▽

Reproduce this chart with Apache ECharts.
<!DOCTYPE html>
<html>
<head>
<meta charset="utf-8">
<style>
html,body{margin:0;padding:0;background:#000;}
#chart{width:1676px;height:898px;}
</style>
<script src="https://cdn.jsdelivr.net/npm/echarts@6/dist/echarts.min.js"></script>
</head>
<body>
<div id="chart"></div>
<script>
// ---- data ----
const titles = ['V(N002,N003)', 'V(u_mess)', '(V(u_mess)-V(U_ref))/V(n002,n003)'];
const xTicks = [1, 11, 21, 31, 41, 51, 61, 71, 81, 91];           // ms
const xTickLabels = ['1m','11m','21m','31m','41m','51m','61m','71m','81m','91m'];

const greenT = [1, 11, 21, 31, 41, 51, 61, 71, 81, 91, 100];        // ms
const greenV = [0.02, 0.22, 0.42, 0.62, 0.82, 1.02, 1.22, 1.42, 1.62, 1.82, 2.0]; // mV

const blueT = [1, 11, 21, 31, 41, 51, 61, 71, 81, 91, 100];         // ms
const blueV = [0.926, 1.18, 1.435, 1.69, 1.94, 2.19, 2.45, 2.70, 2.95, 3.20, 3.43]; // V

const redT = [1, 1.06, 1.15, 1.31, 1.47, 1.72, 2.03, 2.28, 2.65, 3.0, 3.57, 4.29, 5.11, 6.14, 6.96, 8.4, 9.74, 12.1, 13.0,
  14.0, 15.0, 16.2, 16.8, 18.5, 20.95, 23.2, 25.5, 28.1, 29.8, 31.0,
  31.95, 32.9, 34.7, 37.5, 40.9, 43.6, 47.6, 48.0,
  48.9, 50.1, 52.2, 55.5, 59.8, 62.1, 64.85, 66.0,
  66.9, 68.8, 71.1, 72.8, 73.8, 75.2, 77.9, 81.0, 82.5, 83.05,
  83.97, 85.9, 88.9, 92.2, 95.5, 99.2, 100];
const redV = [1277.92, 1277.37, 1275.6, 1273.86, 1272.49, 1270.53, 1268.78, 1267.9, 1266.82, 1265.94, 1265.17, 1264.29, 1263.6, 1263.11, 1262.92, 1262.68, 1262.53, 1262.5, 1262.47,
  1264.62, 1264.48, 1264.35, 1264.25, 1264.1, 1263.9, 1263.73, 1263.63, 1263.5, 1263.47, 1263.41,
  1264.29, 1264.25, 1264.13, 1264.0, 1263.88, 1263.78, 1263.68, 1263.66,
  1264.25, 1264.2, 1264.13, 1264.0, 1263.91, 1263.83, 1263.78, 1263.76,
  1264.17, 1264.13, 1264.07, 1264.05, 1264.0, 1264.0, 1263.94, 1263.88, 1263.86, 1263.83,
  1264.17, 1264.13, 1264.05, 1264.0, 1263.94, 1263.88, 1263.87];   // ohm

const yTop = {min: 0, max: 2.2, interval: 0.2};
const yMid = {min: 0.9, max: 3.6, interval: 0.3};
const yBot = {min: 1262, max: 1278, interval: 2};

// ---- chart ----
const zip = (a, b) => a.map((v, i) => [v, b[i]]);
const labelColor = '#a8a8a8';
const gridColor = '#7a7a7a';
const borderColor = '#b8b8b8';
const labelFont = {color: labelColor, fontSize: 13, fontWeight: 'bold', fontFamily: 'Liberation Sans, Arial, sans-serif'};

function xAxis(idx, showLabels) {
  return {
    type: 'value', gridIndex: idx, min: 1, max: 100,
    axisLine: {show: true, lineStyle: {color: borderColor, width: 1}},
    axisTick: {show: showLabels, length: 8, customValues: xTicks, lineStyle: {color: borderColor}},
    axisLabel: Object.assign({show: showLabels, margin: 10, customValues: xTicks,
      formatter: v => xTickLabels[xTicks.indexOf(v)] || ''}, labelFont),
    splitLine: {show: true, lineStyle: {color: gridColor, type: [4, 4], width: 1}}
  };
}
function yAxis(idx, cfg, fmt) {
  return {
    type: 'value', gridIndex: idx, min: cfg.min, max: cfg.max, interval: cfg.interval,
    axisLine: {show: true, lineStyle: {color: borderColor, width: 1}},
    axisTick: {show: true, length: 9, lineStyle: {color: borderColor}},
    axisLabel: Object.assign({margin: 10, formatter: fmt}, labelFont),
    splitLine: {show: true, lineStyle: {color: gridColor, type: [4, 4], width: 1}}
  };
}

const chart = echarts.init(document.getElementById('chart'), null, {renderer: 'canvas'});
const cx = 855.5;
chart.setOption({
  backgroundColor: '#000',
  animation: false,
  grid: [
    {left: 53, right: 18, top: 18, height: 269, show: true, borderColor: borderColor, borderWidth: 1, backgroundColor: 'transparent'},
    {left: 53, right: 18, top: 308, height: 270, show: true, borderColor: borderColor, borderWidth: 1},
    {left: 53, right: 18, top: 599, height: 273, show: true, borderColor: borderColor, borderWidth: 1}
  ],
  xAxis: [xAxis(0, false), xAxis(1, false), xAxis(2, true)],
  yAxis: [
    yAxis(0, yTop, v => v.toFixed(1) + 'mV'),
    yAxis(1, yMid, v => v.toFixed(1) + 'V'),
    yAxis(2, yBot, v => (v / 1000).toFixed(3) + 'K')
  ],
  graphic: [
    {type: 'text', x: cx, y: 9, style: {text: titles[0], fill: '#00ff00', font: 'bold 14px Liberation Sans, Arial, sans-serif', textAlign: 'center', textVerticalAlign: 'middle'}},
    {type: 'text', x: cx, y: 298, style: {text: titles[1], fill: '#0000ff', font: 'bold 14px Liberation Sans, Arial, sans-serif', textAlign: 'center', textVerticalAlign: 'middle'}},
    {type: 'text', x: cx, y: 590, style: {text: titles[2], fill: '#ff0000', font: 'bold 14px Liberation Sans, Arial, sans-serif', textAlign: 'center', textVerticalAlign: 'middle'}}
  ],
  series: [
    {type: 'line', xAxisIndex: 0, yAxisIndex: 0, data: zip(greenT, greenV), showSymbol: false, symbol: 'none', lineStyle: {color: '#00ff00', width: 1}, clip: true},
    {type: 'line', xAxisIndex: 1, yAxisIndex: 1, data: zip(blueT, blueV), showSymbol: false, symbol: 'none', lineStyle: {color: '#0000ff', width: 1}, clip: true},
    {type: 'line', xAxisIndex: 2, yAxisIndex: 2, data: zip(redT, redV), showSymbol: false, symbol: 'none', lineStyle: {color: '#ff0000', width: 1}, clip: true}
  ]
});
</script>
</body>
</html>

△
▽

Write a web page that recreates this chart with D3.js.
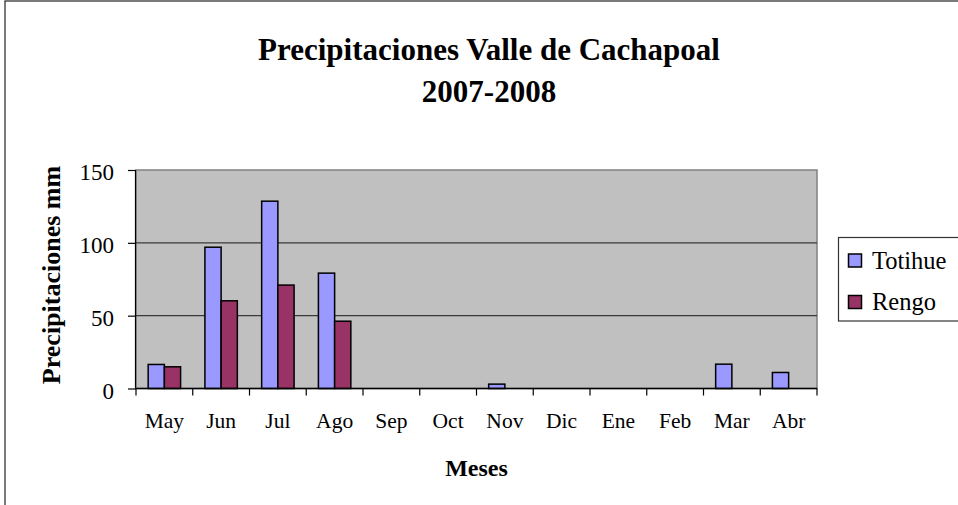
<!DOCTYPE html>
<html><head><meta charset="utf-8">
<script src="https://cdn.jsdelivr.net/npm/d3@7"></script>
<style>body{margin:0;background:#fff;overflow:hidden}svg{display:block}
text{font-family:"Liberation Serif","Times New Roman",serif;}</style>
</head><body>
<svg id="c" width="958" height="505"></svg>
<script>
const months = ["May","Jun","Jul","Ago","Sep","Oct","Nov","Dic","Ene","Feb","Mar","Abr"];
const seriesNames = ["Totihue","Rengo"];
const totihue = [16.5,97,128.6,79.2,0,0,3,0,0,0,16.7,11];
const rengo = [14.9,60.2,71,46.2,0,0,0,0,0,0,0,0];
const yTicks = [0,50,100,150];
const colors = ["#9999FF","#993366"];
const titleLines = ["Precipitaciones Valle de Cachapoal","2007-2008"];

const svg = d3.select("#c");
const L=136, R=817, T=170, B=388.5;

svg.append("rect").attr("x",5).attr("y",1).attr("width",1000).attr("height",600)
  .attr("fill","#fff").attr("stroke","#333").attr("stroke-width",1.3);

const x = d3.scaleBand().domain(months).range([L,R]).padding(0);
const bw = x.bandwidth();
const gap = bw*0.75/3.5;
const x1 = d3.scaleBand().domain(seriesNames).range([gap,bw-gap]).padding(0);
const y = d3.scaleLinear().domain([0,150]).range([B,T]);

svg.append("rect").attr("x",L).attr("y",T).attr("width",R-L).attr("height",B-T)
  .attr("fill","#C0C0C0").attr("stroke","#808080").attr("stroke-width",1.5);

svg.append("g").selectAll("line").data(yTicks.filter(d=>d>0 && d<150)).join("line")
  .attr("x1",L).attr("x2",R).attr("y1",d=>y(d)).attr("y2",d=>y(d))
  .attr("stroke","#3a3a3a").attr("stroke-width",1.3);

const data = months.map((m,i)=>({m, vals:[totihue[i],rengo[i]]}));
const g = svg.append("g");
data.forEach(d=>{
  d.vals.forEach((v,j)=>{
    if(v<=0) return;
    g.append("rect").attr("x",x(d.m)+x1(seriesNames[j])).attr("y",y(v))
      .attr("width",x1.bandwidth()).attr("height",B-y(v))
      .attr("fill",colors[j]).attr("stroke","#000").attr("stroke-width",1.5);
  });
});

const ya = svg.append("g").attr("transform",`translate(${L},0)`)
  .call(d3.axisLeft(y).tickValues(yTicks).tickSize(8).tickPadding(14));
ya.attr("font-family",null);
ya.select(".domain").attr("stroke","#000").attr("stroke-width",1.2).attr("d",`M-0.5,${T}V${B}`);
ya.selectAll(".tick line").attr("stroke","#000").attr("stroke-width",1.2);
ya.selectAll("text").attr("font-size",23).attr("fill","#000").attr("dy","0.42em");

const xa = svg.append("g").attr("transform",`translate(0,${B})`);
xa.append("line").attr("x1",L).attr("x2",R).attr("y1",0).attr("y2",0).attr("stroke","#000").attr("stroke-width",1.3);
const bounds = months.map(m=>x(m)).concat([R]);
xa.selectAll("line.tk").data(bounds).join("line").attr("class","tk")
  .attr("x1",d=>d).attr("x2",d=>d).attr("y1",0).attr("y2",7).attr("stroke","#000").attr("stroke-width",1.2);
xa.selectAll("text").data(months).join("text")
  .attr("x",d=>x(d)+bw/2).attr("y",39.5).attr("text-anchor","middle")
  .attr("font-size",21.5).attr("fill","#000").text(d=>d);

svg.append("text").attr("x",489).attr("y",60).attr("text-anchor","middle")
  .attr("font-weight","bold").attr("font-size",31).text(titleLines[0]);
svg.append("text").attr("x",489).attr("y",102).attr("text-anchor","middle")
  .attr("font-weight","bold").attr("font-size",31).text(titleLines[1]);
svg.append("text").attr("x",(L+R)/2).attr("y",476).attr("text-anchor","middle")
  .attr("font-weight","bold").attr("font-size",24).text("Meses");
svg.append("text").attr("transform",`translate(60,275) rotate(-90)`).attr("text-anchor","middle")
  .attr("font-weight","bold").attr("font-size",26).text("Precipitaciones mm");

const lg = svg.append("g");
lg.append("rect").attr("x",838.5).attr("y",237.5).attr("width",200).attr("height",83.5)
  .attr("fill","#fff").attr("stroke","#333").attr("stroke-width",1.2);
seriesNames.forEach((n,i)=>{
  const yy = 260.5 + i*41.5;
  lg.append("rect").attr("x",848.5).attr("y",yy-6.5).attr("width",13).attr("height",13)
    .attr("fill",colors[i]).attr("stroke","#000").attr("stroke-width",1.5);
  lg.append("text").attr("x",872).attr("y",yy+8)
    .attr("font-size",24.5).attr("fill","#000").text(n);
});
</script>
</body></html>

△

Reproduce exactly the section that begins with the line containing "Write a web" and ends with the line containing "const L=136, R=817, T=170, B=388.5;". Both boundary lines belong in the copy, but pictures do not.

Write a web page that recreates this chart with D3.js.
<!DOCTYPE html>
<html><head><meta charset="utf-8">
<script src="https://cdn.jsdelivr.net/npm/d3@7"></script>
<style>body{margin:0;background:#fff;overflow:hidden}svg{display:block}
text{font-family:"Liberation Serif","Times New Roman",serif;}</style>
</head><body>
<svg id="c" width="958" height="505"></svg>
<script>
const months = ["May","Jun","Jul","Ago","Sep","Oct","Nov","Dic","Ene","Feb","Mar","Abr"];
const seriesNames = ["Totihue","Rengo"];
const totihue = [16.5,97,128.6,79.2,0,0,3,0,0,0,16.7,11];
const rengo = [14.9,60.2,71,46.2,0,0,0,0,0,0,0,0];
const yTicks = [0,50,100,150];
const colors = ["#9999FF","#993366"];
const titleLines = ["Precipitaciones Valle de Cachapoal","2007-2008"];

const svg = d3.select("#c");
const L=136, R=817, T=170, B=388.5;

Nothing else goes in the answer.